La nouvelle éponyme, "
Les Boîtes de ma femme ", tout comme la seconde , intitulée " Ma femme évanescente " mettent en scène des protagonistes masculins dépassés par la dimension intime de leur couple. En effet, ils se comportent comme on leur a appris qu'un homme devait se comporter dans un couple traditionnel, et malgré cela leurs femmes ne semblent pas heureuses. Mais pourquoi ? Ces couples, qui ne sont pas de couples amoureux, mais des couples formés pour perpétuer la tradition et s'assurer que quelqu'un veille sur notre solitude. Or l'affection, la confiance et la communication ne sont-elles pas les garantes d'un couple solide ?
L'auteure coréenne, avec beaucoup d'ironie et un regard grinçant et sans concession met en scène l'aliénation d'individus formant une entité devenue artificielle dans nos sociétés modernes. En plus de l'incompréhension, il est aussi question d'adultère bien sûr, car il semble que notre recherche du bonheur et la recherche de l'amour partagé avec quelqu'un en qui on peut avoir totalement confiance sont indissociables. Dans un pays qui a légalisé l'adultère en 2015 (information entendue dans un reportage mais à vérifier), comme pour mieux cacher les morceaux brisés sous le tapis et où les individus ne peuvent pas complètement s'émanciper de la pression de la tradition néo-confucéenne (valeurs en décalage total avec le capitalisme brillant et sauvage que connaît la Corée du Sud) il y a de quoi devenir schizophrène ! Mais à cela, l'auteure préfère utiliser l'humour.
Le ton des deux nouvelles suivantes ("
Les Beaux Amants" et "On n'avait pas pensé à l'imprévu") est plus sentimental, et m'a un peu moins plus. Pourtant ces nouvelles sont sans doute les plus universelles du recueil : l'autopsie de la mort des sentiments dans un couple et la culpabilité causée par un évènement imprévu ; puis la vie qui reprend et les mêmes choses se répètent. Certes, l'analyse psychologique assez fine m'a plue, mais ce n'est pas celles que j'ai préféré. Il en faut pour tous les goûts !
Quant à la dernière, elle fait une synthèse des précédentes avec un schéma narratif un peu différent. Il est d'abord question de deux soeurs, l'une attachée aux valeurs traditionnelles, l'autre qu'on dirait plus ambitieuse, ouverte sur le monde et préoccupée par ses études.
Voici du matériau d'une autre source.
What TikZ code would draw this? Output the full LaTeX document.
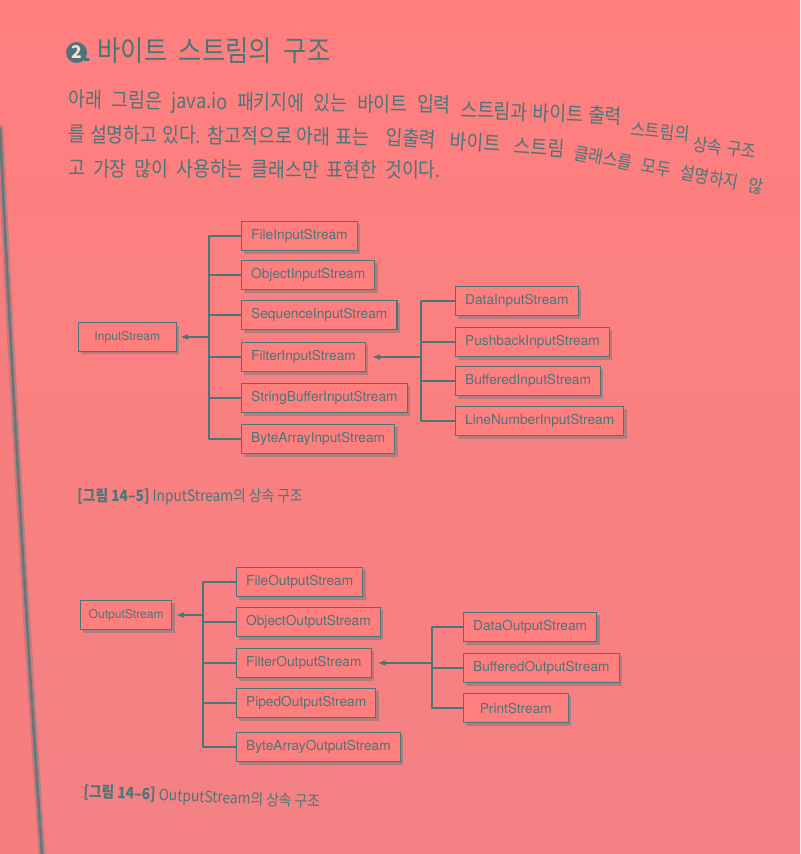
\documentclass[tikz,border=0pt]{standalone}
\usepackage{fontspec}
\setmainfont{Noto Sans CJK KR}
\newfontfamily\bodyfont{Noto Sans CJK KR}[FakeStretch=0.88]
\newfontfamily\boxfont{TeX Gyre Heros}
\usetikzlibrary{arrows.meta,shadows}
\definecolor{pagebg}{RGB}{255,127,127}
\definecolor{pagelow}{RGB}{243,129,131}
\definecolor{ink}{RGB}{74,118,120}
\newcommand{\spreadline}[2]{\makebox[#1][s]{#2}}

\begin{document}
\begin{tikzpicture}[x=0.02cm,y=-0.02cm,>={Triangle[length=4pt,width=3pt]},line cap=round,
  cls/.style={draw=ink,line width=0.6pt,fill=pagebg,text=ink,anchor=west,
    font=\boxfont\fontsize{7.8}{9}\selectfont,minimum height=17pt,inner xsep=5.5pt,
    drop shadow={shadow xshift=1.6pt,shadow yshift=-1.9pt,fill=ink,opacity=0.4}},
  root/.style={cls,font=\boxfont\fontsize{6.9}{8}\selectfont,inner xsep=3pt},
  link/.style={draw=ink,line width=0.6pt},
  body/.style={text=ink,anchor=base west,inner sep=0pt,
    font={\bodyfont\fontsize{11.8}{13}\selectfont\spaceskip=0.28em plus 2em minus 0.12em\relax}},
  far/.style={body,font={\bodyfont\fontsize{10.3}{12}\selectfont\spaceskip=0.28em plus 2em minus 0.12em\relax}},
  figcap/.style={text=ink,anchor=base west,inner sep=0pt,font=\bodyfont\fontsize{8.9}{10}\selectfont}]
\shade[top color=pagebg,bottom color=pagelow] (0,0) rectangle (800,854);
\useasboundingbox (0,0) rectangle (800,854);
\fill[pagebg!95!ink] (0,128) .. controls (14,420) and (28,650) .. (42,854) -- (0,854) -- cycle;
\draw[ink,opacity=0.3,line width=4pt] (0,128) .. controls (14,420) and (28,650) .. (42,854);
\draw[ink!85!pagebg,line width=1.5pt] (0,128) .. controls (14,420) and (28,650) .. (42,854);

\node[circle,fill=ink,text=pagebg!30!white,inner sep=0pt,minimum size=11.9pt,
  font=\bfseries\fontsize{10}{10}\selectfont] (num) at (76.5,52.5) {2};
\draw[ink,line width=1.2pt] (84,59.5) -- (88.5,59.5);
\node[anchor=base west,text=ink,inner sep=0pt,
  font={\bodyfont\fontsize{16.4}{19}\selectfont\spaceskip=0.4em\relax}] (title) at (97,62) {바이트 스트림의 구조};

\node[body,rotate=-0.8] (l1a) at (68,107) {\spreadline{217.7pt}{아래 그림은 java.io 패키지에 있는 바이트 입력}};
\node[body,rotate=-2.5] (l1b) at (460,117) {\spreadline{91.9pt}{스트림과 바이트 출력}};
\node[far,rotate=-6] (l1c) at (630,135) {스트림의};
\node[far,rotate=-8] (l1d) at (692,150) {상속 구조};
\node[body,rotate=-0.5] (l2a) at (68,142) {\spreadline{171.2pt}{를 설명하고 있다. 참고적으로 아래 표는}};
\node[body,rotate=-4] (l2b) at (385,144) {\spreadline{102pt}{입출력 바이트 스트림}};
\node[far,rotate=-10.5] (l2c) at (573,159) {\spreadline{108.9pt}{클래스를 모두 설명하지 않}};
\node[body,rotate=-0.3] (l3) at (68,176) {\spreadline{212pt}{고 가장 많이 사용하는 클래스만 표현한 것이다.}};

\node[root,minimum width=55.6pt,minimum height=16pt] (is) at (78,337) {InputStream};
\node[cls] (fis) at (241,236) {FileInputStream};
\node[cls] (ois) at (241,275) {ObjectInputStream};
\node[cls] (sqis) at (241,315) {SequenceInputStream};
\node[cls] (flis) at (241,357) {FilterInputStream};
\node[cls] (sbis) at (241,398) {StringBufferInputStream};
\node[cls] (bais) at (241,439) {ByteArrayInputStream};
\node[cls] (dis) at (455,301) {DataInputStream};
\node[cls] (pbis) at (455,342) {PushbackInputStream};
\node[cls] (bfis) at (455,381) {BufferedInputStream};
\node[cls] (lnis) at (455,421) {LineNumberInputStream};
\coordinate (itr) at (209,0);
\coordinate (fitr) at (421,0);
\draw[link] (itr |- fis.west) -- (itr |- bais.west);
\foreach \c in {fis,ois,sqis,flis,sbis,bais}
  \draw[link] (itr |- \c.west) -- (\c.west);
\draw[link,->,shorten >=2.5pt] (itr |- is.east) -- (is.east);
\draw[link] (fitr |- dis.west) -- (fitr |- lnis.west);
\foreach \c in {dis,pbis,bfis,lnis}
  \draw[link] (fitr |- \c.west) -- (\c.west);
\draw[link,->,shorten >=4pt] (fitr |- flis.east) -- (flis.east);
\node[figcap] (cap1) at (77,501) {\textbf{[그림 14–5]} InputStream의 상속 구조};

\node[root,minimum width=52pt] (os) at (80,615) {OutputStream};
\node[cls] (fos) at (236,582) {FileOutputStream};
\node[cls] (oos) at (236,622) {ObjectOutputStream};
\node[cls] (flos) at (236,663) {FilterOutputStream};
\node[cls] (pos) at (236,703) {PipedOutputStream};
\node[cls] (baos) at (236,747) {ByteArrayOutputStream};
\node[cls] (dos) at (463,627) {DataOutputStream};
\node[cls] (bfos) at (463,668) {BufferedOutputStream};
\node[cls,minimum width=59.5pt] (ps) at (463,708) {PrintStream};
\coordinate (otr) at (203,0);
\coordinate (fotr) at (432,0);
\draw[link] (otr |- fos.west) -- (otr |- baos.west);
\foreach \c in {fos,oos,flos,pos,baos}
  \draw[link] (otr |- \c.west) -- (\c.west);
\draw[link,->,shorten >=2.5pt] (otr |- os.east) -- (os.east);
\draw[link] (fotr |- dos.west) -- (fotr |- ps.west);
\foreach \c in {dos,bfos,ps}
  \draw[link] (fotr |- \c.west) -- (\c.west);
\draw[link,->,shorten >=4pt] (fotr |- flos.east) -- (flos.east);
\node[figcap,rotate=-2.5] (cap2) at (83,797) {\textbf{[그림 14–6]} OutputStream의 상속 구조};
\end{tikzpicture}
\end{document}
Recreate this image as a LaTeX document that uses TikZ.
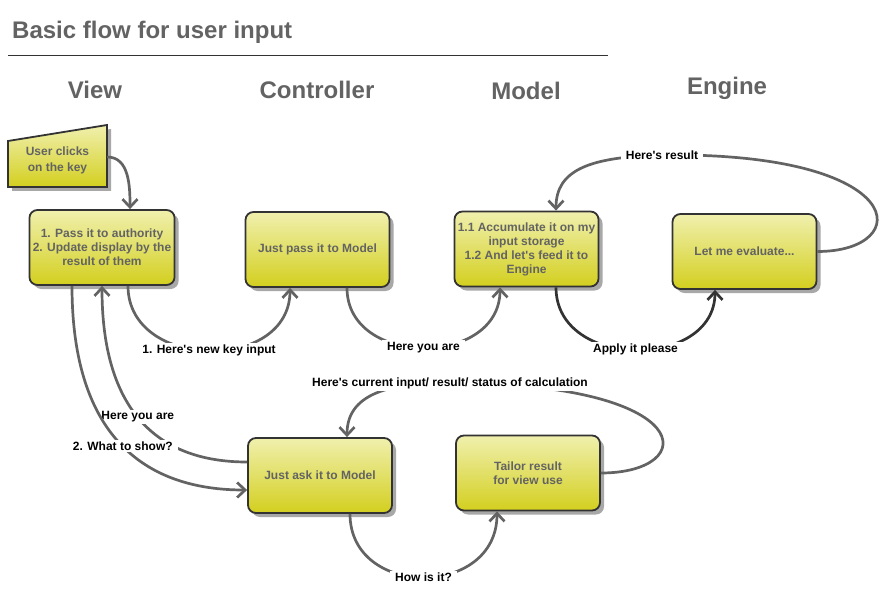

Et pourtant...
Dans ce recueil composé de cinq nouvelles, l'auteure explore et interroge les relations de couple en ce début de 21ème siècle dans un pays bouleversé par des changements structurels, sociaux et légaux qui ont été extrêmement rapides et ont ainsi créés un décalage commensurable avec les mentalités individuelles. le tour de force d'
Hee-Kyung Eun c'est d'avoir réussi à aborder ce sujet en mettant en scène uniquement la vie privée et intime de ses personnages.
C'est l'envers des K-dramas qui est mis ici en avant, ainsi l'auteure est presque une porte-parole des mouvements sociaux des jeunes, et des jeunes femmes qui élèvent leurs voix en Corée du Sud ces dernières années.
Une découverte très intéressante, et je lirai volontiers d'autres oeuvres de l'auteure.